* Record extracts *
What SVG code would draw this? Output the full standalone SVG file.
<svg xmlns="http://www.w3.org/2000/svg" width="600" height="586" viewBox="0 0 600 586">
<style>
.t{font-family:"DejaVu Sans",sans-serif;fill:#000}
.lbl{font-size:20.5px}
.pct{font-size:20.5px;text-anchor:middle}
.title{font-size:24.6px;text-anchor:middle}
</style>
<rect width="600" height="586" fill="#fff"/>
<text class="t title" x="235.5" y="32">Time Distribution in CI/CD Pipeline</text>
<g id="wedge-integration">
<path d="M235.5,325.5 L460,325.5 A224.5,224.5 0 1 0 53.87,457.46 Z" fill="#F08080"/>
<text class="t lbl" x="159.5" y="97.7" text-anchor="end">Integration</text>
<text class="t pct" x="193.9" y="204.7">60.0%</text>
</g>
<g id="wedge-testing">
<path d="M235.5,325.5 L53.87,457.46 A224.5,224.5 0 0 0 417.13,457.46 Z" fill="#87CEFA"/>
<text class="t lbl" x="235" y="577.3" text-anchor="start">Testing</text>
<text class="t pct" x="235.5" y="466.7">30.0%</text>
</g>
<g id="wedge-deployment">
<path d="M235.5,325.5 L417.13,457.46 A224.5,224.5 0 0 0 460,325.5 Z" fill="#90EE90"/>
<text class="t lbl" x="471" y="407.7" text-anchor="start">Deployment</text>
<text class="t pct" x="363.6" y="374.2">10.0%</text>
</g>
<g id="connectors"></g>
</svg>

==

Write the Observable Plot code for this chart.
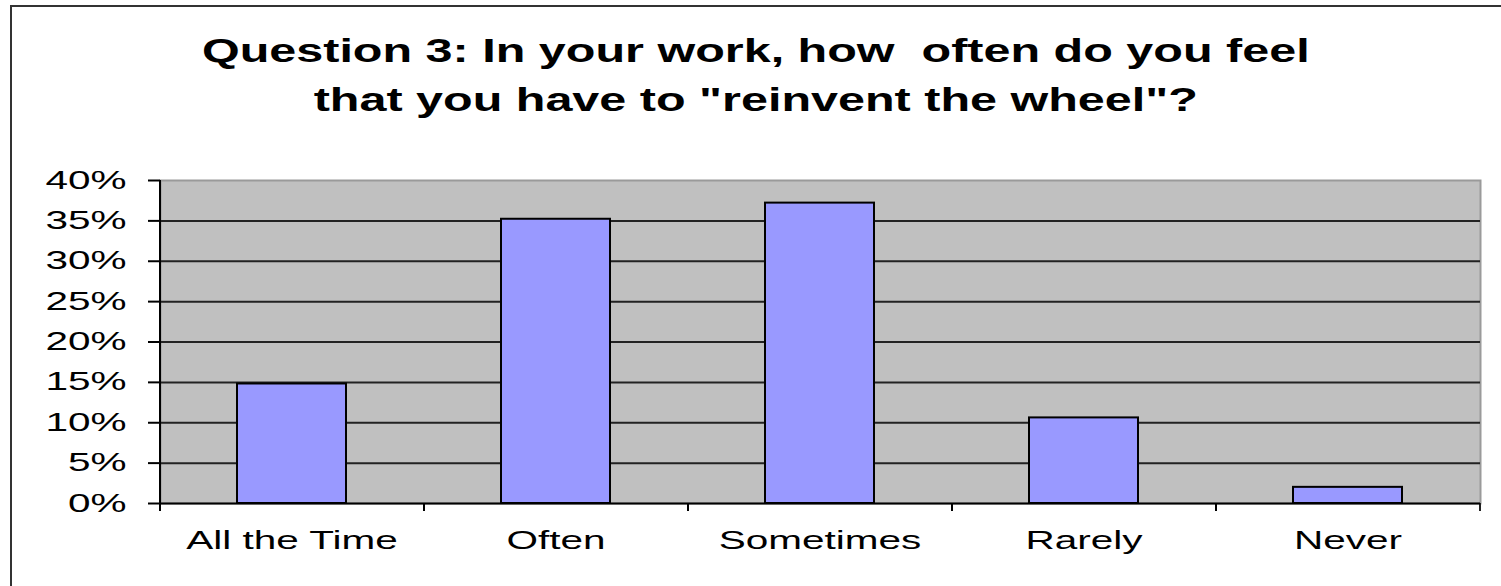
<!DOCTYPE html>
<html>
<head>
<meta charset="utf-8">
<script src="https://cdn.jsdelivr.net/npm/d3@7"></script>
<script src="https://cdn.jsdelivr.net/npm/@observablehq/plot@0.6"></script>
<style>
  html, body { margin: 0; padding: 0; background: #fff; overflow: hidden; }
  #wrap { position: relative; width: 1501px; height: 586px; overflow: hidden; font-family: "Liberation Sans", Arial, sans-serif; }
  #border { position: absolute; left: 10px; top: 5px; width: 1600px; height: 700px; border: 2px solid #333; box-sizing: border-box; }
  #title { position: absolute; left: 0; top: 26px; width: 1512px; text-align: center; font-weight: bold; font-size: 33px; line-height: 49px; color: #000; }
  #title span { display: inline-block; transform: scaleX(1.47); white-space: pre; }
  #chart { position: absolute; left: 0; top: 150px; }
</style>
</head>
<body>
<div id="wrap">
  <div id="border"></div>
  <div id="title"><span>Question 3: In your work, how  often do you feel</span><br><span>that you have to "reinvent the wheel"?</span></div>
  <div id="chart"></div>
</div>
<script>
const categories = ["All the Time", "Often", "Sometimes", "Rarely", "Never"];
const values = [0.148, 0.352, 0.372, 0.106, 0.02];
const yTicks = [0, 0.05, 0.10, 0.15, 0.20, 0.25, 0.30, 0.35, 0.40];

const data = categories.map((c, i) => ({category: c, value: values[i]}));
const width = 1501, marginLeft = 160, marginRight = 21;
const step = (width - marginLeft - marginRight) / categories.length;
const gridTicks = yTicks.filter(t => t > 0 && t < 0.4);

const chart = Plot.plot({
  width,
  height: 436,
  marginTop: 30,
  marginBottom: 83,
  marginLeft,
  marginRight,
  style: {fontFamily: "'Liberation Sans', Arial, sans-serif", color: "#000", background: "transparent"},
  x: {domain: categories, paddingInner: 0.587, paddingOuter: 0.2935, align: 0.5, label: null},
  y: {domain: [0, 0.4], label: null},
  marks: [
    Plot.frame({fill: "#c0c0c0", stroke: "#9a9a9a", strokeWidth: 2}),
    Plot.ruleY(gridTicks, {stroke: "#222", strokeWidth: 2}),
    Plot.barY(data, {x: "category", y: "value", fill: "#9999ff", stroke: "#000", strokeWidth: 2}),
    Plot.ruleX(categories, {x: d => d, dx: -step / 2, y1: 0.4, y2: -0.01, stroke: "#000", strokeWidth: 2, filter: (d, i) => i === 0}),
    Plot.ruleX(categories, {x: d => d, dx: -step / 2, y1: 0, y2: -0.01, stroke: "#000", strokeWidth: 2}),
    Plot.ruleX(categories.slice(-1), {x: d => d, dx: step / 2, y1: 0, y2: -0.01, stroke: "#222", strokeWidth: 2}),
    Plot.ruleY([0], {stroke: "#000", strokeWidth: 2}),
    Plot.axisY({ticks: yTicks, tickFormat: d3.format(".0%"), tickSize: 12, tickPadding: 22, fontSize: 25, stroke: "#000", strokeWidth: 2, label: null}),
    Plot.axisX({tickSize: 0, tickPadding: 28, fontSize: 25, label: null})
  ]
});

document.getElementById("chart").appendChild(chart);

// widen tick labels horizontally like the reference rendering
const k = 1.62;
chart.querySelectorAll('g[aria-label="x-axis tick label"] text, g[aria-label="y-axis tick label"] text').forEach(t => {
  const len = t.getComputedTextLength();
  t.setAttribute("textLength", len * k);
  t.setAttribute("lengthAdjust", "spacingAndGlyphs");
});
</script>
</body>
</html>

* Set exercise *
Reproduce the data above exactly, but only the lines from the one showing "Write the Observable" through the one showing "const gridTicks = yTicks.filter(t", with both ends kept and the pictures left out.

* Worked solution *
Write the Observable Plot code for this chart.
<!DOCTYPE html>
<html>
<head>
<meta charset="utf-8">
<script src="https://cdn.jsdelivr.net/npm/d3@7"></script>
<script src="https://cdn.jsdelivr.net/npm/@observablehq/plot@0.6"></script>
<style>
  html, body { margin: 0; padding: 0; background: #fff; overflow: hidden; }
  #wrap { position: relative; width: 1501px; height: 586px; overflow: hidden; font-family: "Liberation Sans", Arial, sans-serif; }
  #border { position: absolute; left: 10px; top: 5px; width: 1600px; height: 700px; border: 2px solid #333; box-sizing: border-box; }
  #title { position: absolute; left: 0; top: 26px; width: 1512px; text-align: center; font-weight: bold; font-size: 33px; line-height: 49px; color: #000; }
  #title span { display: inline-block; transform: scaleX(1.47); white-space: pre; }
  #chart { position: absolute; left: 0; top: 150px; }
</style>
</head>
<body>
<div id="wrap">
  <div id="border"></div>
  <div id="title"><span>Question 3: In your work, how  often do you feel</span><br><span>that you have to "reinvent the wheel"?</span></div>
  <div id="chart"></div>
</div>
<script>
const categories = ["All the Time", "Often", "Sometimes", "Rarely", "Never"];
const values = [0.148, 0.352, 0.372, 0.106, 0.02];
const yTicks = [0, 0.05, 0.10, 0.15, 0.20, 0.25, 0.30, 0.35, 0.40];

const data = categories.map((c, i) => ({category: c, value: values[i]}));
const width = 1501, marginLeft = 160, marginRight = 21;
const step = (width - marginLeft - marginRight) / categories.length;
const gridTicks = yTicks.filter(t => t > 0 && t < 0.4);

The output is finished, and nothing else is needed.